چکیده
|
Customer churn is a main concern of most firms in all industries. The aim of customer churn prediction is detecting
customers with high tendency to leave a company. Although, many modeling techniques have been used in the field of churn
prediction, performance of ensemble methods has not been thoroughly investigated yet. Therefore, in this paper, we perform a
comparative assessment of the performance of four popular ensemble methods, i.e., Bagging, Boosting, Stacking, and Voting
based on four known base learners, i.e., C4.5 Decision Tree (DT), Artificial Neural Network (ANN), Support Vector Machine
(SVM) and Reduced Incremental Pruning to Produce Error Reduction (RIPPER). Furthermore, we have investigated the
effectiveness of two different sampling techniques, i.e., oversampling as a representative of basic sampling techniques and
Synthetic Minority Over-sampling Technique (SMOTE) as a representative of advanced sampling techniques. Experimental
results show that SMOTE doesn’t increase predictive performance.
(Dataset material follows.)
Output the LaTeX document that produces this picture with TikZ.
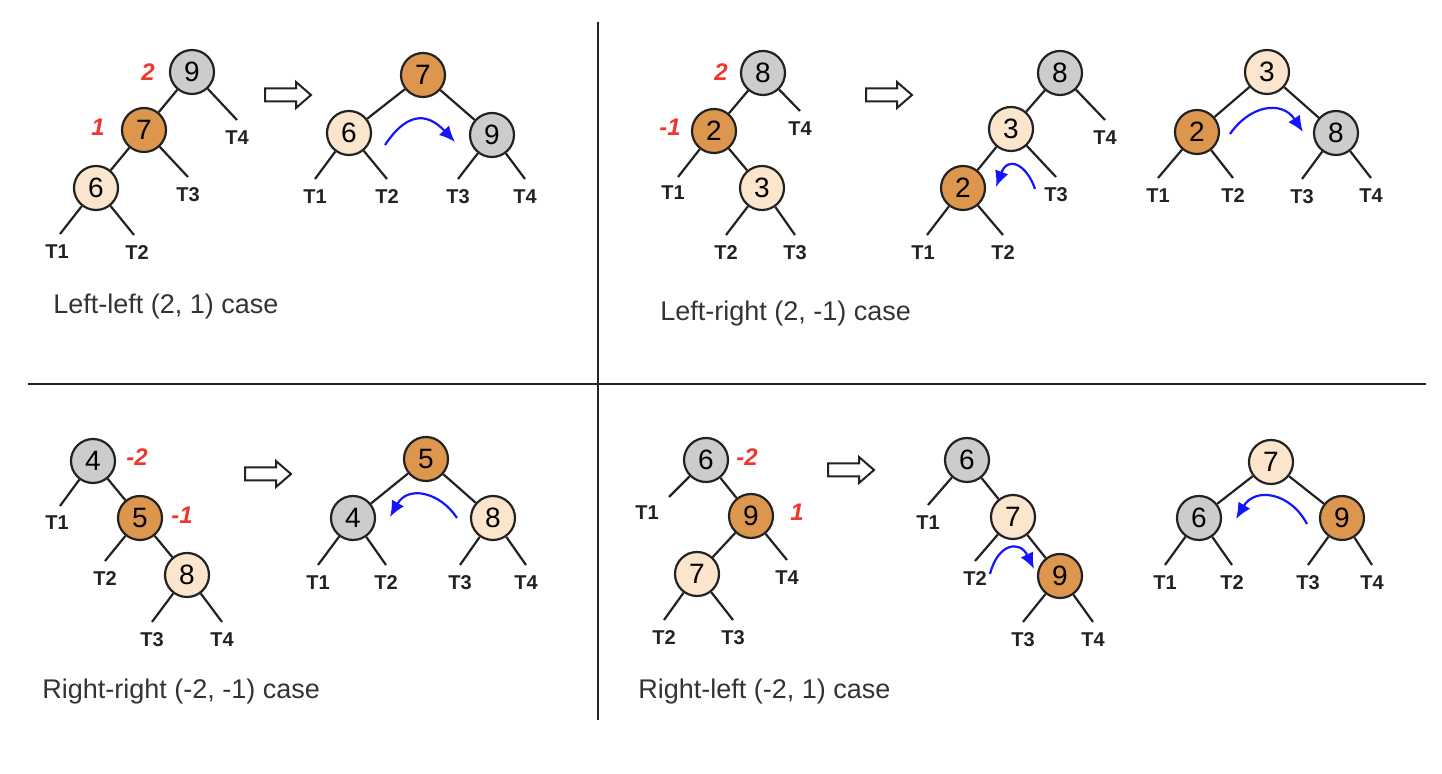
\documentclass[tikz,border=0pt]{standalone}
\usepackage{fontspec}
\setmainfont{Liberation Sans}
\usetikzlibrary{arrows.meta,calc}
\definecolor{nodegray}{RGB}{204,204,204}
\definecolor{nodeorange}{RGB}{221,150,78}
\definecolor{nodelight}{RGB}{252,229,205}
\definecolor{balred}{RGB}{236,56,46}
\definecolor{rotblue}{RGB}{20,20,255}
\definecolor{inkc}{RGB}{34,34,34}
\definecolor{captc}{RGB}{51,51,51}
\tikzset{
 tnode/.style={circle,draw=inkc,line width=1.1pt,minimum size=22pt,inner sep=0pt,font=\fontsize{14}{14}\selectfont},
 gnode/.style={tnode,fill=nodegray},
 onode/.style={tnode,fill=nodeorange},
 lnode/.style={tnode,fill=nodelight},
 edge/.style={draw=inkc,line width=1.1pt},
 leaflbl/.style={inner sep=0pt,font=\fontsize{10}{10}\selectfont\bfseries,text=inkc},
 bal/.style={inner sep=0pt,text=balred,font=\fontsize{12}{12}\selectfont\bfseries\itshape},
 caption/.style={anchor=west,inner sep=0pt,text=captc,font=\fontsize{13.5}{13.5}\selectfont},
 rot/.style={draw=rotblue,line width=1.1pt,-{Latex[length=8pt,width=7pt]}},
 hollow/.style={draw=inkc,line width=1pt,fill=white},
 divider/.style={draw=inkc,line width=1.2pt}
}
\newcommand\mkleaf[4]{\node[leaflbl] (#2) at (#3) {#4}; \coordinate (#2e) at ($(#2)+(0,-18)$); \draw[edge] (#1) -- (#2e);}
\newcommand\mkleafo[5]{\node[leaflbl] (#2) at (#3) {#4}; \coordinate (#2e) at ($(#2)+(#5)$); \draw[edge] (#1) -- (#2e);}
\newcommand\hollowarrow[1]{\draw[hollow,shift={(#1)}] (-23,-6.5) -- (8,-6.5) -- (8,-13) -- (23,0) -- (8,13) -- (8,6.5) -- (-23,6.5) -- cycle;}
\begin{document}
\begin{tikzpicture}[x=0.5pt,y=-0.5pt]
\useasboundingbox (0,0) rectangle (1442,774);
% dividers
\draw[divider] (598,22) -- (598,720);
\draw[divider] (28,384) -- (1426,384);

% ===== Q1: Left-left =====
\node[gnode] (a9) at (192,72) {9};
\node[onode] (a7) at (144,130) {7};
\node[lnode] (a6) at (96,188) {6};
\draw[edge] (a9) -- (a7); \draw[edge] (a7) -- (a6);
\mkleaf{a9}{aT4}{237,138}{T4}
\mkleaf{a7}{aT3}{188,195}{T3}
\mkleafo{a6}{aT1}{57,252}{T1}{3,-18}
\mkleafo{a6}{aT2}{137,253}{T2}{-3,-18}
\node[bal] (ab2) at (148,72) {2};
\node[bal] (ab1) at (98,127) {1};
\hollowarrow{288,95}
\node[onode] (b7) at (423,75) {7};
\node[lnode] (b6) at (349,133) {6};
\node[gnode] (b9) at (492,135) {9};
\draw[edge] (b7) -- (b6); \draw[edge] (b7) -- (b9);
\mkleaf{b6}{bT1}{315,197}{T1}
\mkleaf{b6}{bT2}{387,197}{T2}
\mkleaf{b9}{bT3}{458,197}{T3}
\mkleaf{b9}{bT4}{525,197}{T4}
\coordinate (bs) at (385,145); \coordinate (bt) at (455,142);
\draw[rot] (bs) .. controls (405,115) and (425,110) .. (bt);
\node[caption] (cap1) at (53,307) {Left-left (2, 1) case};

% ===== Q2: Left-right =====
\node[gnode] (c8) at (763,73) {8};
\node[onode] (c2) at (714,131) {2};
\node[lnode] (c3) at (762,188) {3};
\draw[edge] (c8) -- (c2); \draw[edge] (c2) -- (c3);
\mkleaf{c8}{cT4}{800,129}{T4}
\mkleafo{c2}{cT1}{673,193}{T1}{5,-16}
\mkleaf{c3}{cT2}{726,253}{T2}
\mkleaf{c3}{cT3}{795,253}{T3}
\node[bal] (cb2) at (721,72) {2};
\node[bal] (cb1) at (670,127) {-1};
\hollowarrow{889,95}
\node[gnode] (d8) at (1060,73) {8};
\node[lnode] (d3) at (1011,129) {3};
\node[onode] (d2) at (963,188) {2};
\draw[edge] (d8) -- (d3); \draw[edge] (d3) -- (d2);
\mkleaf{d8}{dT4}{1105,138}{T4}
\mkleaf{d3}{dT3}{1056,195}{T3}
\mkleafo{d2}{dT1}{923,253}{T1}{4,-18}
\mkleaf{d2}{dT2}{1003,253}{T2}
\coordinate (ds) at (1035,189); \coordinate (dt) at (996,187);
\draw[rot] (ds) .. controls (1027,165) and (1008,155) .. (dt);
\node[lnode] (e3) at (1267,72) {3};
\node[onode] (e2) at (1197,132) {2};
\node[gnode] (e8) at (1336,133) {8};
\draw[edge] (e3) -- (e2); \draw[edge] (e3) -- (e8);
\mkleaf{e2}{eT1}{1158,196}{T1}
\mkleaf{e2}{eT2}{1233,196}{T2}
\mkleaf{e8}{eT3}{1302,197}{T3}
\mkleaf{e8}{eT4}{1371,196}{T4}
\coordinate (es) at (1230,134); \coordinate (et) at (1303,132);
\draw[rot] (es) .. controls (1250,105) and (1282,100) .. (et);
\node[caption] (cap2) at (660,314) {Left-right (2, -1) case};

% ===== Q3: Right-right =====
\node[gnode] (f4) at (93,461) {4};
\node[onode] (f5) at (140,518) {5};
\node[lnode] (f8) at (187,575) {8};
\draw[edge] (f4) -- (f5); \draw[edge] (f5) -- (f8);
\mkleafo{f4}{fT1}{57,523}{T1}{3,-17}
\mkleaf{f5}{fT2}{105,579}{T2}
\mkleaf{f8}{fT3}{152,640}{T3}
\mkleaf{f8}{fT4}{222,640}{T4}
\node[bal] (fb2) at (137,457) {-2};
\node[bal] (fb1) at (182,515) {-1};
\hollowarrow{268,474}
\node[onode] (g5) at (426,459) {5};
\node[gnode] (g4) at (353,518) {4};
\node[lnode] (g8) at (493,518) {8};
\draw[edge] (g5) -- (g4); \draw[edge] (g5) -- (g8);
\mkleaf{g4}{gT1}{318,583}{T1}
\mkleaf{g4}{gT2}{386,583}{T2}
\mkleaf{g8}{gT3}{460,583}{T3}
\mkleaf{g8}{gT4}{526,583}{T4}
\coordinate (gs) at (457,518); \coordinate (gt) at (390,517);
\draw[rot] (gs) .. controls (440,492) and (408,485) .. (gt);
\node[caption] (cap3) at (42,692) {Right-right (-2, -1) case};

% ===== Q4: Right-left =====
\node[gnode] (h6) at (706,460) {6};
\node[onode] (h9) at (751,516) {9};
\node[lnode] (h7) at (697,574) {7};
\draw[edge] (h6) -- (h9); \draw[edge] (h9) -- (h7);
\mkleafo{h6}{hT1}{647,513}{T1}{22,-16}
\mkleaf{h9}{hT4}{787,578}{T4}
\mkleaf{h7}{hT2}{664,638}{T2}
\mkleaf{h7}{hT3}{733,638}{T3}
\node[bal] (hb2) at (747,457) {-2};
\node[bal] (hb1) at (797,512) {1};
\hollowarrow{851,470}
\node[gnode] (i6) at (967,460) {6};
\node[lnode] (i7) at (1013,517) {7};
\node[onode] (i9) at (1060,576) {9};
\draw[edge] (i6) -- (i7); \draw[edge] (i7) -- (i9);
\mkleaf{i6}{iT1}{928,523}{T1}
\mkleaf{i7}{iT2}{975,579}{T2}
\mkleaf{i9}{iT3}{1023,640}{T3}
\mkleaf{i9}{iT4}{1093,640}{T4}
\coordinate (is) at (990,574); \coordinate (it) at (1034,569);
\draw[rot] (is) .. controls (998,543) and (1020,540) .. (it);
\node[lnode] (j7) at (1271,462) {7};
\node[gnode] (j6) at (1199,518) {6};
\node[onode] (j9) at (1342,518) {9};
\draw[edge] (j7) -- (j6); \draw[edge] (j7) -- (j9);
\mkleaf{j6}{jT1}{1165,583}{T1}
\mkleaf{j6}{jT2}{1232,583}{T2}
\mkleaf{j9}{jT3}{1308,583}{T3}
\mkleaf{j9}{jT4}{1372,583}{T4}
\coordinate (js) at (1307,524); \coordinate (jt) at (1236,519);
\draw[rot] (js) .. controls (1290,492) and (1255,487) .. (jt);
\node[caption] (cap4) at (638,692) {Right-left (-2, 1) case};
\end{tikzpicture}
\end{document}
In addition, the results show that the application of
ensemble learning has brought a significant improvement for individual base learners in terms of three performance indicators
i.e., AUC, sensitivity, and specificity. Particularly, in our experiments, Boosting resulted in the best result among all other
methods. Among the four ensemble methods Boosting RIPPER and Boosting C4.5 are the two best methods. These results
indicate that ensemble methods can be a best candidate for churn prediction tasks.
|